Technology Design for Female Factory Workers

This is an IDRC funded project focusing on understanding the potential of technology to provide women in Pakistan equitable access to employment opportunities and safe spaces for their personal narratives of workplace violence and harassment. Sexual violence in particular reproduces inequalities of gender, race/ethnicity, class, age, and sexuality, and is made more effective by the silencing of its usage. At 22 per cent, female labor force participation in Pakistan is the lowest in the region barring Afghanistan. Among those who work, only about 12 per cent work in the manufacturing sector with nearly 80 per cent working from their own dwelling. Although the concentration of women working out of their own homes is driven by several factors including mobility restrictions placed by the family and childcare burdens, a major reason why women work out of their home relates to harassment both en route and at work. Based on a qualitative study of female factory workers we aim to understand their experiences of harassment and marginalization, their access to safe spaces to seek support and share their narratives and their current access to technologies with a specific focus on mobile phones. Following the qualitative study, this project also explores novel participatory design methodologies to co-create technologies with female factory workers.
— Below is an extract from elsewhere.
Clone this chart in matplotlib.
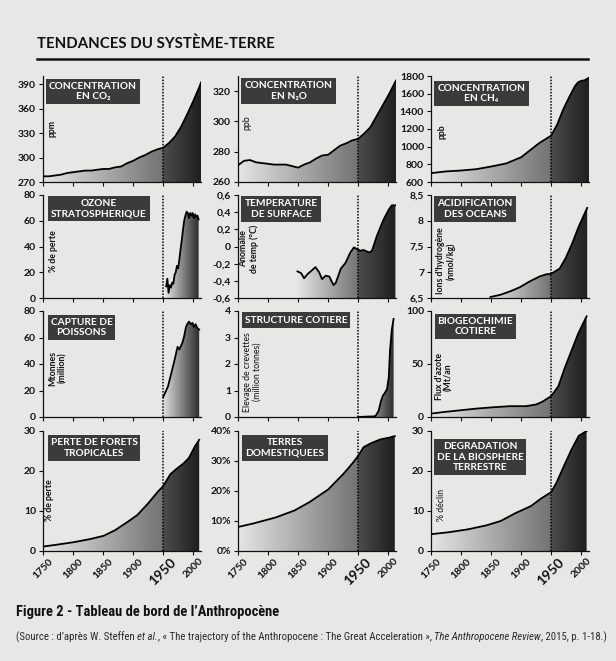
import numpy as np
import matplotlib
matplotlib.use('Agg')
import matplotlib.pyplot as plt
from matplotlib.patches import Polygon
from matplotlib.lines import Line2D

plt.rcParams['font.family'] = ['Lato', 'DejaVu Sans']

# ---- data ----
tick_years = [1750, 1800, 1850, 1900, 1950, 2000]
tick_labels = ['1750', '1800', '1850', '1900', '1950', '2000']

co2_years = [1750, 1760, 1770, 1780, 1790, 1800, 1810, 1820, 1830, 1840, 1850, 1860, 1870, 1880,
             1890, 1900, 1910, 1920, 1930, 1940, 1950, 1960, 1970, 1980, 1990, 2000, 2010, 2013]
co2 = [277, 277, 278, 279, 281, 282, 283, 284, 284, 285, 286, 286, 288, 289,
       293, 296, 300, 303, 307, 310, 312, 318, 326, 338, 353, 369, 386, 392]

n2o_years = [1750, 1760, 1770, 1780, 1790, 1800, 1810, 1820, 1830, 1840, 1850, 1860, 1870, 1880,
             1890, 1900, 1910, 1920, 1930, 1940, 1950, 1960, 1970, 1980, 1990, 2000, 2013]
n2o = [271, 274, 274.5, 273, 272.5, 272, 271.5, 271.5, 271.5, 270.5, 269.5, 271.5, 273, 275.5,
       277.5, 278, 281, 284, 285.5, 287.5, 288.5, 292, 296, 303, 310, 317, 327]

ch4_years = [1750, 1775, 1800, 1825, 1850, 1875, 1900, 1915, 1930, 1950, 1960, 1970, 1980, 1990,
             1995, 2000, 2005, 2013]
ch4 = [700, 720, 730, 745, 775, 810, 880, 960, 1040, 1125, 1250, 1420, 1560, 1690,
       1730, 1745, 1750, 1780]

ozone_years = [1955, 1957, 1959, 1961, 1963, 1965, 1967, 1969, 1971, 1973, 1975, 1977, 1979, 1981,
               1983, 1985, 1987, 1989, 1991, 1993, 1995, 1997, 1999, 2001, 2003, 2005, 2007, 2009]
ozone = [9, 15, 4, 10, 8, 12, 11, 18, 20, 25, 23, 30, 38, 45,
         53, 60, 64, 67, 66, 62, 66, 64, 66, 62, 65, 63, 64, 61]

temp_years = [1849, 1855, 1860, 1866, 1871, 1879, 1885, 1890, 1896, 1902, 1909, 1913, 1921, 1929,
              1937, 1943, 1948, 1954, 1959, 1968, 1973, 1981, 1992, 2001, 2006, 2012]
temp = [-0.29, -0.31, -0.37, -0.32, -0.29, -0.24, -0.30, -0.38, -0.34, -0.35, -0.45, -0.42, -0.26, -0.19,
        -0.07, -0.01, -0.03, -0.05, -0.04, -0.07, -0.05, 0.12, 0.31, 0.43, 0.48, 0.48]

acid_years = [1849, 1865, 1882, 1898, 1914, 1931, 1942, 1950, 1964, 1974, 1985, 1996, 2010]
acid = [6.52, 6.56, 6.63, 6.71, 6.82, 6.92, 6.96, 6.97, 7.07, 7.27, 7.56, 7.89, 8.25]

fish_years = [1950, 1953, 1958, 1963, 1969, 1972, 1974, 1977, 1980, 1982, 1985, 1988, 1990, 1993,
              1996, 1999, 2001, 2004, 2007, 2010]
fish = [15, 18, 23, 32, 43, 49, 53, 51, 54, 56, 61, 68, 70, 72,
        70, 71, 68, 70, 67, 66]

shrimp_years = [1950, 1960, 1970, 1975, 1979, 1984, 1988, 1991, 1995, 1998, 2001, 2003, 2006, 2009]
shrimp = [0.0, 0.01, 0.02, 0.02, 0.04, 0.23, 0.6, 0.8, 0.93, 1.05, 1.5, 2.5, 3.3, 3.7]

bio_years = [1750, 1773, 1800, 1827, 1854, 1881, 1908, 1925, 1935, 1950, 1962, 1973, 1984, 1995, 2009]
bio = [3.2, 4.8, 6.4, 8.0, 9.2, 10.2, 10.2, 11.8, 14.3, 19.7, 29, 46.8, 62.7, 78.7, 95]

forest_years = [1750, 1774, 1801, 1829, 1851, 1870, 1891, 1907, 1925, 1941, 1950, 1962, 1972, 1984,
                1993, 2003, 2010]
forest = [1.1, 1.6, 2.2, 3.0, 3.8, 5.2, 7.3, 9.0, 11.9, 14.8, 16.2, 19.2, 20.5, 21.9,
          23.3, 26.2, 27.8]

land_years = [1750, 1776, 1813, 1844, 1869, 1900, 1925, 1940, 1950, 1959, 1971, 1987, 2002, 2011]
land = [8, 9.2, 11.2, 13.5, 16.3, 20.5, 25.6, 29.1, 31.7, 34.6, 35.9, 37.2, 37.8, 38.3]

bios_years = [1750, 1780, 1811, 1842, 1866, 1891, 1916, 1934, 1950, 1959, 1972, 1984, 1996, 2009]
bios = [4.2, 4.7, 5.4, 6.4, 7.5, 9.5, 11.2, 13.2, 14.7, 17.1, 21.5, 25.4, 28.8, 30]

# ---- layout (pixels of the 616x661 page) ----
W, H = 616, 661
XMIN, XMAX = 1750, 2013
col_left = [43, 238, 431]
axw = 158
row_top = [76, 195, 311, 431]
row_bot = [182, 298, 417, 551]

fig = plt.figure(figsize=(W / 100, H / 100), dpi=100)
paper = '#e7e7e5'
fig.patch.set_facecolor(paper)


def fx(x):
    return x / W


def fy(y):
    return 1 - y / H


def shade(xs, x0, x1):
    # light -> mid grey until 1950, then dark -> nearly black
    if x0 < 1950:
        g = np.empty_like(xs)
        pre = xs < 1950
        t = np.clip((xs - x0) / (1950 - x0), 0, 1)
        g[pre] = 0.90 + (0.45 - 0.90) * t[pre]
        t2 = np.clip((xs - 1950) / (x1 - 1950), 0, 1)
        g[~pre] = 0.30 + (0.12 - 0.30) * t2[~pre]
    else:
        t = np.clip((xs - x0) / (x1 - x0), 0, 1)
        g = 0.88 + (0.18 - 0.88) * t
    return g


panels = [
    (0, 0, co2_years, co2, (270, 400), [270, 300, 330, 360, 390], None,
     'CONCENTRATION\nEN CO₂', (93, 91.5), 'ppm', (52, 128), 'bold'),
    (0, 1, n2o_years, n2o, (260, 330), [260, 280, 300, 320], None,
     'CONCENTRATION\nEN N₂O', (288.5, 91), 'ppb', (247, 123), 'normal'),
    (0, 2, ch4_years, ch4, (600, 1800), [600, 800, 1000, 1200, 1400, 1600, 1800], None,
     'CONCENTRATION\nEN CH₄', (481.5, 93.5), 'ppb', (442, 132), 'bold'),
    (1, 0, ozone_years, ozone, (0, 80), [0, 20, 40, 60, 80], None,
     'OZONE\nSTRATOSPHERIQUE', (99, 208.5), '% de perte', (53, 251), 'bold'),
    (1, 1, temp_years, temp, (-0.6, 0.6), [-0.6, -0.4, -0.2, 0, 0.2, 0.4, 0.6],
     ['-0,6', '-0,4', '-0,2', '0', '0,2', '0,4', '0,6'],
     'TEMPERATURE\nDE SURFACE', (281, 209), 'Anomalie\nde temp (°C)', (249, 249), 'bold'),
    (1, 2, acid_years, acid, (6.5, 8.5), [6.5, 7, 7.5, 8, 8.5], ['6,5', '7', '7,5', '8', '8,5'],
     'ACIDIFICATION\nDES OCEANS', (475, 209), "Ions d'hydrogène\n(nmol/kg)", (446, 261), 'bold'),
    (2, 0, fish_years, fish, (0, 80), [0, 20, 40, 60, 80], None,
     'CAPTURE DE\nPOISSONS', (81.5, 327.5), 'Mtonnes\n(million)', (58, 368), 'bold'),
    (2, 1, shrimp_years, shrimp, (0, 4), [0, 1, 2, 3, 4], None,
     'STRUCTURE COTIERE', (296, 320), 'Elevage de crevettes\n(million tonnes)', (252, 372), 'normal'),
    (2, 2, bio_years, bio, (0, 100), [0, 50, 100], None,
     'BIOGEOCHIMIE\nCOTIERE', (475.5, 326.5), "Flux d'azote\n(Mt/an", (444, 377), 'bold'),
    (3, 0, forest_years, forest, (0, 30), [0, 10, 20, 30], None,
     'PERTE DE FORETS\nTROPICALES', (94, 448), '% de perte', (50, 500), 'bold'),
    (3, 1, land_years, land, (0, 40), [0, 10, 20, 30, 40], ['0%', '10%', '20%', '30%', '40%'],
     'TERRES\nDOMESTIQUEES', (285, 448), None, None, 'bold'),
    (3, 2, bios_years, bios, (0, 30), [0, 10, 20, 30], None,
     'DEGRADATION\nDE LA BIOSPHERE\nTERRESTRE', (480, 457), '% déclin', (442, 505), 'normal'),
]

for (r, c, yrs, vals, ylim, yt, ytl, box, boxc, ylab, ylabc, ylabw) in panels:
    top, bot = row_top[r], row_bot[r]
    ax = fig.add_axes([fx(col_left[c]), fy(bot), axw / W, (bot - top) / H])
    ax.set_facecolor('none')

    xs = np.linspace(XMIN, XMAX, 800)
    g = shade(xs, yrs[0], yrs[-1])
    img = np.repeat(g[None, :, None], 3, axis=2)
    im = ax.imshow(img, extent=(XMIN, XMAX, ylim[0], ylim[1]), aspect='auto',
                   origin='lower', interpolation='bilinear', zorder=1)
    verts = [(yrs[0], ylim[0])] + list(zip(yrs, vals)) + [(yrs[-1], ylim[0])]
    poly = Polygon(verts, closed=True, fc='none', ec='none', transform=ax.transData)
    ax.add_patch(poly)
    im.set_clip_path(poly)
    ax.plot(yrs, vals, color='black', lw=1.3, zorder=3, solid_joinstyle='round')
    ax.axvline(1950, color='black', ls=(0, (1, 1)), lw=1.1, zorder=4)

    ax.set_xlim(XMIN, XMAX)
    ax.set_ylim(*ylim)
    for s in ['top', 'right']:
        ax.spines[s].set_visible(False)
    for s in ['left', 'bottom']:
        ax.spines[s].set_linewidth(0.9)
        ax.spines[s].set_color('#111111')

    if ytl is None:
        ytl = [str(v) for v in yt]
    ax.set_yticks(yt, ytl)
    ax.tick_params(axis='y', length=3, width=0.8, pad=2, labelsize=7.5, colors='#111111')
    for lab in ax.get_yticklabels():
        lab.set_fontweight('bold')

    if r == 3:
        ax.set_xticks(tick_years, tick_labels)
        ax.tick_params(axis='x', length=3, width=0.8, pad=1, colors='#111111')
        for lab in ax.get_xticklabels():
            lab.set_rotation(45)
            lab.set_fontweight('bold')
            lab.set_ha('center')
            lab.set_fontsize(10 if lab.get_text() == '1950' else 7.5)
    else:
        ax.set_xticks(tick_years, [''] * len(tick_years))
        ax.tick_params(axis='x', length=3, width=0.8, colors='#111111')

    fig.text(fx(boxc[0]), fy(boxc[1]), box, ha='center', va='center', color='white',
             fontsize=7.3, fontweight='bold', linespacing=1.2,
             bbox=dict(boxstyle='square,pad=0.3', fc='#3b3b3b', ec='none'))
    if ylab:
        fig.text(fx(ylabc[0]), fy(ylabc[1]), ylab, rotation=90, ha='center', va='center',
                 fontsize=6.3, fontweight=ylabw, color='#111111', linespacing=1.1)

# ---- title, rule, caption ----
rend = fig.canvas.get_renderer()


def fit(t, target):
    w = t.get_window_extent(rend).width
    t.set_fontsize(t.get_fontsize() * target / w)


t = fig.text(fx(37), fy(43.5), 'TENDANCES DU SYSTÈME-TERRE', fontsize=12, fontweight='bold',
             va='center', color='#111111')
fit(t, 238)
fig.add_artist(Line2D([fx(37), fx(588)], [fy(59), fy(59)], color='#111111', lw=1.8))

cap_font = ['Roboto Condensed', 'Liberation Sans Narrow', 'Roboto', 'DejaVu Sans']
t = fig.text(fx(16), fy(612), 'Figure 2 - Tableau de bord de l’Anthropocène', fontsize=11,
             fontweight='bold', va='center', color='#111111', family=cap_font)
fit(t, 261)

source = [
    ('(Source : d’après W. Steffen ', 'normal'),
    ('et al.', 'italic'),
    (', « The trajectory of the Anthropocene : The Great Acceleration », ', 'normal'),
    ('The Anthropocene Review', 'italic'),
    (', 2015, p. 1-18.)', 'normal'),
]


def pieces_line(x0, y, pieces, size):
    x = x0
    out = []
    for s, st in pieces:
        tt = fig.text(fx(x), fy(y), s, fontsize=size, fontstyle=st, va='center',
                      color='#2a2a2a', family=cap_font)
        x += tt.get_window_extent(rend).width
        out.append(tt)
    return out, x - x0


texts, width = pieces_line(16, 637, source, 8)
for tt in texts:
    tt.remove()
texts, width = pieces_line(16, 637, source, 8 * 587 / width)

fig.savefig('out.png', dpi=100, facecolor=fig.get_facecolor())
Exploring Gendered Technology Use in Pakistan

The COVID-19 pandemic has revealed in full force the extent of the (gendered) digital divide and its impact on individual welfare. Only about 50% of women in Pakistan own a mobile phone while only 19% have access to mobile internet (GSMA, 2021). Particularly within low-income households, women’s access to and control over technology is severely limited and heavily monitored. With most, if not all, productive and other activities moving within the home due to the pandemic, women’s ability to earn livelihoods, access education and health services, and even connect with others have been severely affected. Following Kabeer’s work on empowerment, our project looks to document the process through which women are able to exercise their first-order choices (i.e. decisions related to livelihoods, child-bearing and rearing, marriage, education and health). Looking at a sample of women from a variety of socio-economic backgrounds, we will consider how women’s agency in these first-order choices interacts with their ability to access and use digital technology. In particular, we will document how women’s sense of self-empowerment varies with the choices that they exercise both in the physical and digital domains. We will also pay special attention to the negotiations that occur within the household (and beyond) so that women can gain control over different aspects of their lives: whether empowerment in some areas means ceding control over others.  

Female Workers Vulnerabilities During COVID and Access to Technology

The Covid-19 pandemic has resulted in a loss of approximately 255 million jobs and global labour income declined by 8.3% or US $3.7 trillion. Pakistan has been no exception to the economic slowdown and livelihood losses. The initial Covid-19 lockdowns resulted in the loss of 20.76 million livelihoods in Pakistan (making up 35% of the total workforce), out of which approximately 3 million did not regain employment by July 2020. Some sectors, such as the informal sector, have been hit especially hard, with already marginalized populations being hit hardest. In this study, we will be focusing on the women's home-based and domestic worker populations. Lacking worker benefits and state support for protection, not only are such workers amongst the most vulnerable, but the pandemic has further amplified their social and economic vulnerabilities.  However, there is currently no formal study that documents and explores the mechanisms these women have employed to navigate the new economic landscape. We aim to explore the strategies and mechanisms HBWs and DWs are currently using to manage their finances and generate income. An understanding of their existing strategies and access to specific opportunities (like digital technology) will help us create a detailed policy brief and framework to help expand their access to opportunities for economic growth. One such powerful opportunity is the leveraging of social commerce and digital technology.